Short task:
Output the material word for word. Leave each picture out.

Data provided:
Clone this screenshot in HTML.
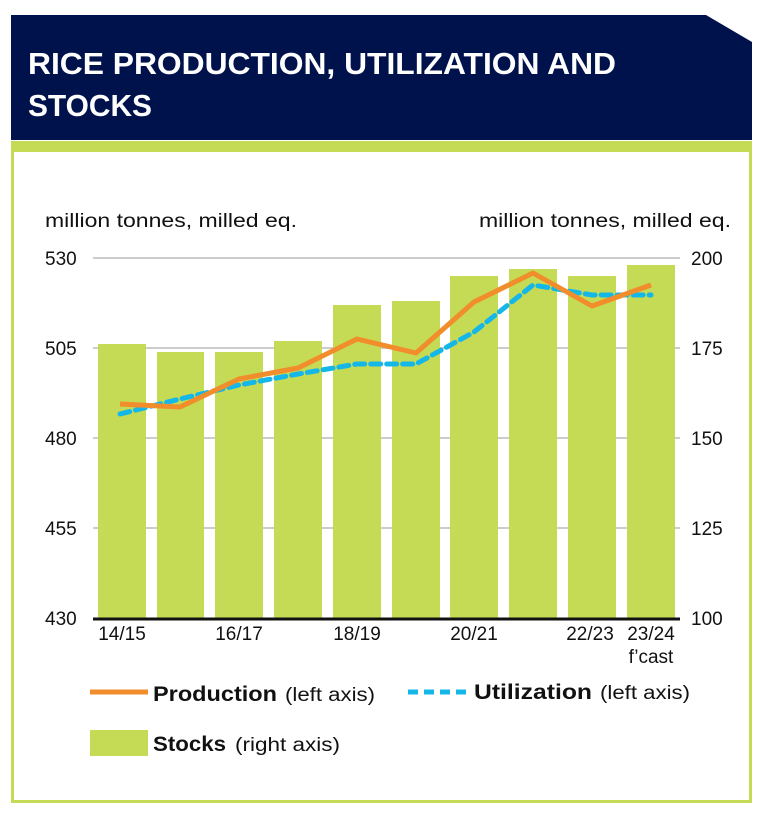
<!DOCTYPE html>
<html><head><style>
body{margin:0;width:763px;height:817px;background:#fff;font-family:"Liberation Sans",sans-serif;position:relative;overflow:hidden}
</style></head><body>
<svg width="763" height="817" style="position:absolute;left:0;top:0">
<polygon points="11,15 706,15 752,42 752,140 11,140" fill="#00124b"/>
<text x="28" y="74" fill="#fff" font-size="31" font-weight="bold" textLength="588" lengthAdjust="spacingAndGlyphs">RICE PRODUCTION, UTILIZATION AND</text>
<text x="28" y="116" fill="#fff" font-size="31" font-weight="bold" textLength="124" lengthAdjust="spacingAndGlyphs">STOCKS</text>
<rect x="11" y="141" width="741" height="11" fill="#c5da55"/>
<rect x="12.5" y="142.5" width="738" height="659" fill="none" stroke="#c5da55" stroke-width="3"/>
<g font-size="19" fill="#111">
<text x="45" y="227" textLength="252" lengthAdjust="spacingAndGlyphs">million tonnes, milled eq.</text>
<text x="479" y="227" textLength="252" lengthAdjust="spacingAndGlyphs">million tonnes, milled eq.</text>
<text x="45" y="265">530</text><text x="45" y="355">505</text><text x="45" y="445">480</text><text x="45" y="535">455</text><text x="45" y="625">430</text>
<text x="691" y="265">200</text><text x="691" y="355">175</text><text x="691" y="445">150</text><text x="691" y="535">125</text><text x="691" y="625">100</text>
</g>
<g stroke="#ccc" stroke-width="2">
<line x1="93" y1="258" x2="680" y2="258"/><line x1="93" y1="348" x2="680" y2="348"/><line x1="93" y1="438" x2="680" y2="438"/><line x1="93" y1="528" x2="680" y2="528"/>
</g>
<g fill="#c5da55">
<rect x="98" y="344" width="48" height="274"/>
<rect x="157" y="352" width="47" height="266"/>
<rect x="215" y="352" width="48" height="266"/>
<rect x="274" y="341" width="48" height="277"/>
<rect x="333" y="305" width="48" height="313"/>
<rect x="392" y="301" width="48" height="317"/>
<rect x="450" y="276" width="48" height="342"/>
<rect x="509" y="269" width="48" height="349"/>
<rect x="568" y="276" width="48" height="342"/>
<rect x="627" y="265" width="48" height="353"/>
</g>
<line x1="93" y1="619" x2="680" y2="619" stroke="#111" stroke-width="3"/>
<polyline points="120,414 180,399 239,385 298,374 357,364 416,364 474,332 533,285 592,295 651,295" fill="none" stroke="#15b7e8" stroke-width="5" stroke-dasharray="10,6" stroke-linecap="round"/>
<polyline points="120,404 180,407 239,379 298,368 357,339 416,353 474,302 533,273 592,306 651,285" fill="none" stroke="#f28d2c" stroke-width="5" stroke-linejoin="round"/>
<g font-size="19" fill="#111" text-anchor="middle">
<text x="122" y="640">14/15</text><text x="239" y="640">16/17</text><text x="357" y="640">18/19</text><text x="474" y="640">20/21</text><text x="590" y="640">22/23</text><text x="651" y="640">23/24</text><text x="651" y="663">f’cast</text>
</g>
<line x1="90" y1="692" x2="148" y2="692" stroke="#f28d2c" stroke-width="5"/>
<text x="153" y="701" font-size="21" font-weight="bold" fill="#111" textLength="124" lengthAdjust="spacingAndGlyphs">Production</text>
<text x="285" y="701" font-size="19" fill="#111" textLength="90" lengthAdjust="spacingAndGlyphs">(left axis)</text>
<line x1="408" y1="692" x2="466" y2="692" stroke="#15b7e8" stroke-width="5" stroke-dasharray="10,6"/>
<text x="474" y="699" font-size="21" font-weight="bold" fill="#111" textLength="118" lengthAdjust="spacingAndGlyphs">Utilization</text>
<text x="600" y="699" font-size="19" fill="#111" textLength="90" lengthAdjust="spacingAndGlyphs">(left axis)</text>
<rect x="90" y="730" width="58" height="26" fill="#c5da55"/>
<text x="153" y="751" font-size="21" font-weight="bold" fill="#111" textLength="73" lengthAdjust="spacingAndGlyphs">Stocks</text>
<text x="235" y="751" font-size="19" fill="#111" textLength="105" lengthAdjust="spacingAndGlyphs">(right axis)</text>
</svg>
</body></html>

Task answer:
Clone this screenshot in HTML.
<!DOCTYPE html>
<html><head><style>
body{margin:0;width:763px;height:817px;background:#fff;font-family:"Liberation Sans",sans-serif;position:relative;overflow:hidden}
</style></head><body>
<svg width="763" height="817" style="position:absolute;left:0;top:0">
<polygon points="11,15 706,15 752,42 752,140 11,140" fill="#00124b"/>
<text x="28" y="74" fill="#fff" font-size="31" font-weight="bold" textLength="588" lengthAdjust="spacingAndGlyphs">RICE PRODUCTION, UTILIZATION AND</text>
<text x="28" y="116" fill="#fff" font-size="31" font-weight="bold" textLength="124" lengthAdjust="spacingAndGlyphs">STOCKS</text>
<rect x="11" y="141" width="741" height="11" fill="#c5da55"/>
<rect x="12.5" y="142.5" width="738" height="659" fill="none" stroke="#c5da55" stroke-width="3"/>
<g font-size="19" fill="#111">
<text x="45" y="227" textLength="252" lengthAdjust="spacingAndGlyphs">million tonnes, milled eq.</text>
<text x="479" y="227" textLength="252" lengthAdjust="spacingAndGlyphs">million tonnes, milled eq.</text>
<text x="45" y="265">530</text><text x="45" y="355">505</text><text x="45" y="445">480</text><text x="45" y="535">455</text><text x="45" y="625">430</text>
<text x="691" y="265">200</text><text x="691" y="355">175</text><text x="691" y="445">150</text><text x="691" y="535">125</text><text x="691" y="625">100</text>
</g>
<g stroke="#ccc" stroke-width="2">
<line x1="93" y1="258" x2="680" y2="258"/><line x1="93" y1="348" x2="680" y2="348"/><line x1="93" y1="438" x2="680" y2="438"/><line x1="93" y1="528" x2="680" y2="528"/>
</g>
<g fill="#c5da55">
<rect x="98" y="344" width="48" height="274"/>
<rect x="157" y="352" width="47" height="266"/>
<rect x="215" y="352" width="48" height="266"/>
<rect x="274" y="341" width="48" height="277"/>
<rect x="333" y="305" width="48" height="313"/>
<rect x="392" y="301" width="48" height="317"/>
<rect x="450" y="276" width="48" height="342"/>
<rect x="509" y="269" width="48" height="349"/>
<rect x="568" y="276" width="48" height="342"/>
<rect x="627" y="265" width="48" height="353"/>
</g>
<line x1="93" y1="619" x2="680" y2="619" stroke="#111" stroke-width="3"/>
<polyline points="120,414 180,399 239,385 298,374 357,364 416,364 474,332 533,285 592,295 651,295" fill="none" stroke="#15b7e8" stroke-width="5" stroke-dasharray="10,6" stroke-linecap="round"/>
<polyline points="120,404 180,407 239,379 298,368 357,339 416,353 474,302 533,273 592,306 651,285" fill="none" stroke="#f28d2c" stroke-width="5" stroke-linejoin="round"/>
<g font-size="19" fill="#111" text-anchor="middle">
<text x="122" y="640">14/15</text><text x="239" y="640">16/17</text><text x="357" y="640">18/19</text><text x="474" y="640">20/21</text><text x="590" y="640">22/23</text><text x="651" y="640">23/24</text><text x="651" y="663">f’cast</text>
</g>
<line x1="90" y1="692" x2="148" y2="692" stroke="#f28d2c" stroke-width="5"/>
<text x="153" y="701" font-size="21" font-weight="bold" fill="#111" textLength="124" lengthAdjust="spacingAndGlyphs">Production</text>
<text x="285" y="701" font-size="19" fill="#111" textLength="90" lengthAdjust="spacingAndGlyphs">(left axis)</text>
<line x1="408" y1="692" x2="466" y2="692" stroke="#15b7e8" stroke-width="5" stroke-dasharray="10,6"/>
<text x="474" y="699" font-size="21" font-weight="bold" fill="#111" textLength="118" lengthAdjust="spacingAndGlyphs">Utilization</text>
<text x="600" y="699" font-size="19" fill="#111" textLength="90" lengthAdjust="spacingAndGlyphs">(left axis)</text>
<rect x="90" y="730" width="58" height="26" fill="#c5da55"/>
<text x="153" y="751" font-size="21" font-weight="bold" fill="#111" textLength="73" lengthAdjust="spacingAndGlyphs">Stocks</text>
<text x="235" y="751" font-size="19" fill="#111" textLength="105" lengthAdjust="spacingAndGlyphs">(right axis)</text>
</svg>
</body></html>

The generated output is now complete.